Mouse study suggests that mast cells produce proteases that help counter toxic effects

THURSDAY, July 27 (HealthDay News) -- Contrary to previous thought, the mast cell -- best known for producing symptoms of allergies, asthma and anaphylactic shock -- may actually help protect against the toxic effects of some animal venoms by releasing proteases, according to the results of a mouse study published in the July 28 issue of Science.

Stephen Galli, M.D., of the Stanford University School of Medicine in Stanford, Calif., and colleagues studied the effects of venom from three species of poisonous snakes and one species of honeybee on wild-type mice and mast cell-deficient mice.

The researchers found that the wild-type mice could withstand 10 times as much snake venom as the mast cell-deficient mice. At least part of the reason, they report, is because mast cells release the enzyme carboxypeptidase A and possibly other proteases that degrade snake venom.
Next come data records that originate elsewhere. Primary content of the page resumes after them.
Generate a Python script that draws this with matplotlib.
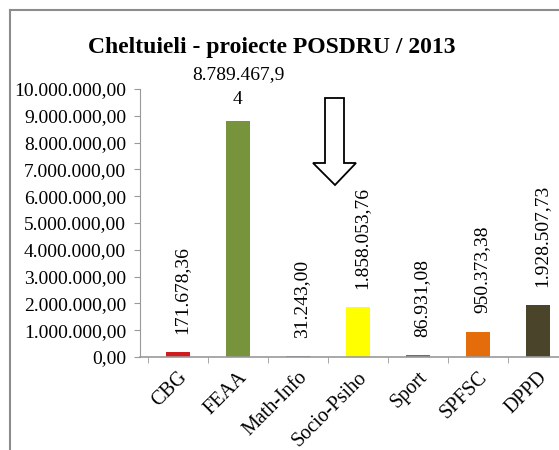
import matplotlib.pyplot as plt
from matplotlib.patches import Polygon
from matplotlib.lines import Line2D

# date
categorii = ['CBG', 'FEAA', 'Math-Info', 'Socio-Psiho', 'Sport', 'SPFSC', 'DPPD']
cheltuieli = [171678.36, 8789467.94, 31243.00, 1858053.76, 86931.08, 950373.38, 1928507.73]
culori = ['#d01c1f', '#77933c', '#6b7a8a', '#ffff00', '#6f6f6f', '#e46c0a', '#4a452a']
y_ticks = [i * 1000000 for i in range(11)]
titlu = 'Cheltuieli - proiecte POSDRU / 2013'


def format_ro(v):
    # 1234567.89 -> 1.234.567,89
    s = '{:,.2f}'.format(v)
    return s.replace(',', 'X').replace('.', ',').replace('X', '.')


plt.rcParams['font.family'] = ['Liberation Serif', 'DejaVu Serif']

W, H = 559, 450
fig = plt.figure(figsize=(W / 100, H / 100), dpi=100)

# rama exterioara
fig.add_artist(Line2D([10 / W, 10 / W], [0, 1 - 10 / H], transform=fig.transFigure,
                      color='#8c8c8c', lw=1.5))
fig.add_artist(Line2D([10 / W, 1], [1 - 10 / H, 1 - 10 / H], transform=fig.transFigure,
                      color='#8c8c8c', lw=1.5))

ax = fig.add_axes([140 / W, 93 / H, 428 / W, 268 / H])
x = list(range(len(categorii)))
ax.bar(x, cheltuieli, width=0.4, color=culori)

ax.set_xlim(-0.633, 6.5)
ax.set_ylim(0, 10000000)
ax.set_yticks(y_ticks)
ax.set_yticklabels([format_ro(v) for v in y_ticks], fontsize=14)
ax.set_xticks(x)
ax.set_xticklabels(categorii, rotation=45, ha='right', rotation_mode='anchor', fontsize=14.5)
ax.set_xticks([i + 0.5 for i in range(-1, len(categorii))], minor=True)
ax.tick_params(axis='x', which='major', length=0, pad=8)
ax.tick_params(axis='x', which='minor', length=4, color='#999999', direction='out')
ax.tick_params(axis='y', length=4, color='#999999', pad=6)
for s in ['top', 'right']:
    ax.spines[s].set_visible(False)
ax.spines['left'].set_color('#999999')
ax.spines['bottom'].set_color('#999999')
ax.spines['bottom'].set_linewidth(1.2)

# etichete valori
for xi, v in zip(x, cheltuieli):
    if v > 5000000:
        t = format_ro(v)
        ax.annotate(t[:-1] + '\n' + t[-1], (xi, v), xytext=(0, 10), textcoords='offset points',
                    ha='center', va='bottom', fontsize=14, linespacing=1.6)
    else:
        ax.annotate(format_ro(v), (xi, v), xytext=(3, 13), textcoords='offset points',
                    ha='center', va='bottom', rotation=90, fontsize=14)

fig.text(272 / W, 1 - 48 / H, titlu, ha='center', va='center', fontsize=17, fontweight='bold')

# sageata
sageata = [(325, 98), (344, 98), (344, 163), (356, 163), (335, 185),
           (313, 163), (325, 163)]
fig.add_artist(Polygon([(px / W, 1 - py / H) for px, py in sageata], closed=True,
                       transform=fig.transFigure, facecolor='white', edgecolor='black', lw=1.3))

fig.savefig('out.png', dpi=100)
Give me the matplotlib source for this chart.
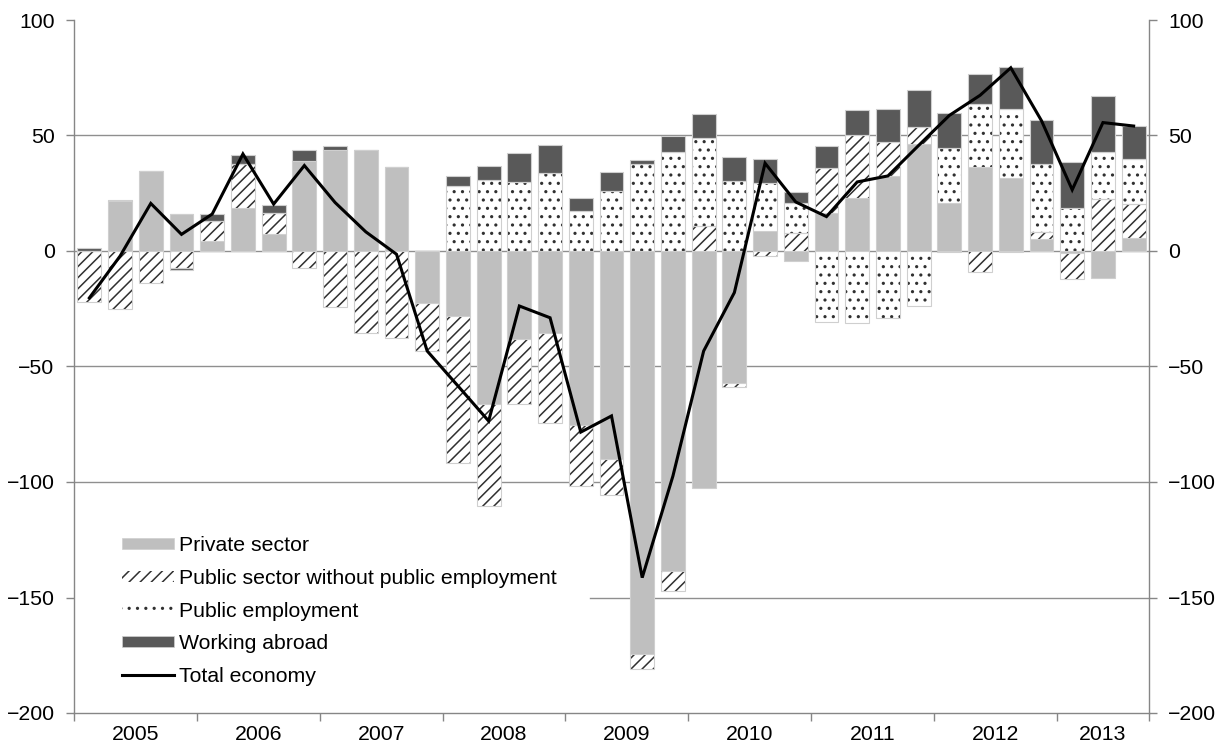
import matplotlib
matplotlib.use("Agg")
import matplotlib.pyplot as plt
from matplotlib.patches import Patch
from matplotlib.lines import Line2D
import numpy as np

plt.rcParams['font.family'] = ['Liberation Sans', 'DejaVu Sans']
plt.rcParams['hatch.linewidth'] = 1.1

years = ['2005', '2006', '2007', '2008', '2009', '2010', '2011', '2012', '2013']
quarters_per_year = [4, 4, 4, 4, 4, 4, 4, 4, 3]

private = [0, 21.7, 34.5, 16, 4.3, 18.4, 7.2, 39, 43.9, 43.6, 36.2, -22.6,
           -28.1, -66.4, -38.2, -35.4, -75.5, -89.9, -174.6, -138.5, -102.5, -57.2,
           8.7, -4.3, 16.6, 22.8, 32.5, 46.2, 20.6, 36.5, 31.5, 5, -1, -11.6, 5.8]
public_wo = [-22, -25, -14, -7.2, 8.6, 19.3, 9.1, -7.2, -24.3, -35.5, -37.7, -20.9,
             -63.8, -44, -28.2, -39.2, -26.2, -15.9, -6.2, -8.7, 10.8, -1.8,
             -2.2, 8, 19.3, 27.4, 14.9, 7.5, -0.5, -9, -0.5, 3.2, -11, 22.5, 14.5]
public_emp = [0, 0, 0, 0, 0, 0, 0, 0, 0, 0, 0, 0,
              28.3, 30.7, 30, 33.9, 17.2, 25.8, 37.5, 43, 38.2, 30.3,
              20.6, 12.7, -30.6, -31.3, -29, -23.8, 24.1, 27.2, 30, 29.4, 18.4, 20.5, 19.6]
abroad = [1.5, 0.4, 0.3, -1.2, 3, 4, 3.5, 4.9, 1.6, 0, 0, 0,
          4.3, 6.1, 12.6, 12, 5.9, 8.4, 1.9, 6.8, 10.1, 10.4,
          10.4, 4.9, 9.4, 10.8, 14, 16.2, 15.2, 13, 18.1, 19.2, 20, 24, 14.2]
total = [-20.3, -2.2, 20.6, 7.2, 16, 42, 20.3, 37, 21, 8.3, -1.4, -43.3,
         -58.4, -73.6, -23.8, -28.9, -78.4, -71.4, -141.4, -97.4, -43.3, -18,
         38, 21.2, 14.9, 29.9, 32.5, 45.7, 58.7, 67.4, 79.3, 56.4, 26.5, 55.6, 54.1]

labels = ['Private sector', 'Public sector without public employment',
          'Public employment', 'Working abroad', 'Total economy']

FS = 15.3
n = len(total)
x = np.arange(n)

fig = plt.figure(figsize=(12.18, 7.47), dpi=100)
ax = fig.add_axes([74/1218, 1-713/747, (1149-74)/1218, (713-20)/747])

grid_c = '#8f8f8f'
for v in [-100, -50, 0, 50]:
    ax.axhline(v, color=grid_c, lw=1.0, zorder=0)
ax.axhline(-150, xmin=0.48, color=grid_c, lw=1.0, zorder=0)

edge_c = '#cfcfcf'
width = 0.78
styles = [
    dict(color='#bfbfbf', hatch=None),
    dict(color='white', hatch='///'),
    dict(color='white', hatch='..'),
    dict(color='#595959', hatch=None),
]
series = [private, public_wo, public_emp, abroad]
pos = np.zeros(n)
neg = np.zeros(n)
for vals, st in zip(series, styles):
    v = np.array(vals, dtype=float)
    bottom = np.where(v >= 0, pos, neg)
    if st['hatch']:
        ax.bar(x, v, width, bottom=bottom, color=st['color'], edgecolor='#303030',
               hatch=st['hatch'], linewidth=0, zorder=2)
        ax.bar(x, v, width, bottom=bottom, fill=False, edgecolor=edge_c,
               linewidth=0.8, zorder=2.5)
    else:
        ax.bar(x, v, width, bottom=bottom, color=st['color'], edgecolor=edge_c,
               linewidth=0.8, zorder=2)
    pos = pos + np.where(v >= 0, v, 0)
    neg = neg + np.where(v < 0, v, 0)

ax.plot(x, total, color='black', lw=2.2, zorder=5, solid_joinstyle='miter')

ax.set_xlim(-0.5, n - 0.5)
ax.set_ylim(-200, 100)
ax.set_yticks(np.arange(-200, 101, 50))

bounds = np.concatenate([[0], np.cumsum(quarters_per_year)]) - 0.5
centers = (bounds[:-1] + bounds[1:]) / 2
ax.set_xticks(bounds)
ax.set_xticklabels([])
ax.set_xticks(centers, minor=True)
ax.set_xticklabels(years, minor=True)
ax.tick_params(axis='x', which='major', length=6, width=1, color='#868686', direction='out')
ax.tick_params(axis='x', which='minor', length=0, pad=9, labelsize=FS)
ax.tick_params(axis='y', which='major', length=6, width=1, color='#868686', direction='out',
               left=True, right=True, labelleft=True, labelright=True, labelsize=FS, pad=8)

for s in ['left', 'right', 'bottom']:
    ax.spines[s].set_color('#868686')
    ax.spines[s].set_linewidth(1.0)
ax.spines['top'].set_visible(False)

handles = [
    Patch(facecolor='#bfbfbf', edgecolor=edge_c, lw=0.5),
    Patch(facecolor='white', edgecolor='#303030', hatch='///', lw=0),
    Patch(facecolor='white', edgecolor='#303030', hatch='..', lw=0),
    Patch(facecolor='#595959', edgecolor=edge_c, lw=0.5),
    Line2D([0], [0], color='black', lw=2.2),
]
leg = ax.legend(handles, labels, loc='upper left', bbox_to_anchor=(115.5/1218, 1-530/747),
                bbox_transform=fig.transFigure, frameon=False, fontsize=FS,
                handlelength=2.43, handleheight=0.42, handletextpad=0.24,
                labelspacing=0.64, borderpad=0.3, borderaxespad=0)

fig.savefig('out.png', dpi=100)
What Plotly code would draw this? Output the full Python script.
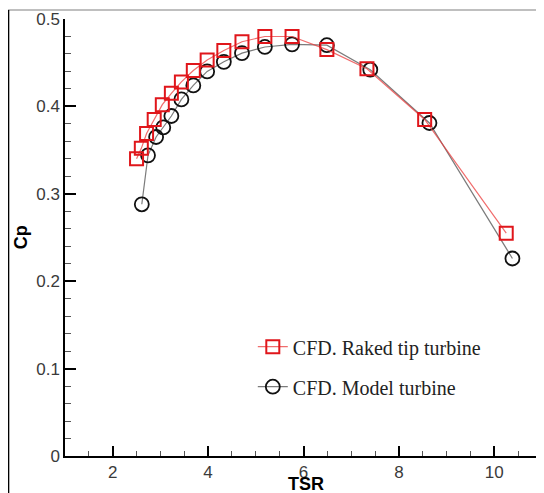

They also found that mast cells significantly reduced the toxicity and mortality associated with honeybee venom.

"We have identified a heretofore unproven role for mast cells: enhancing innate host resistance to the toxicity of certain animal venoms," the authors conclude. "Our observations also provide a new perspective on the presence, within mast cells, of prominent cytoplasmic granules that contain a large amount and, in some species, a large diversity, of proteases."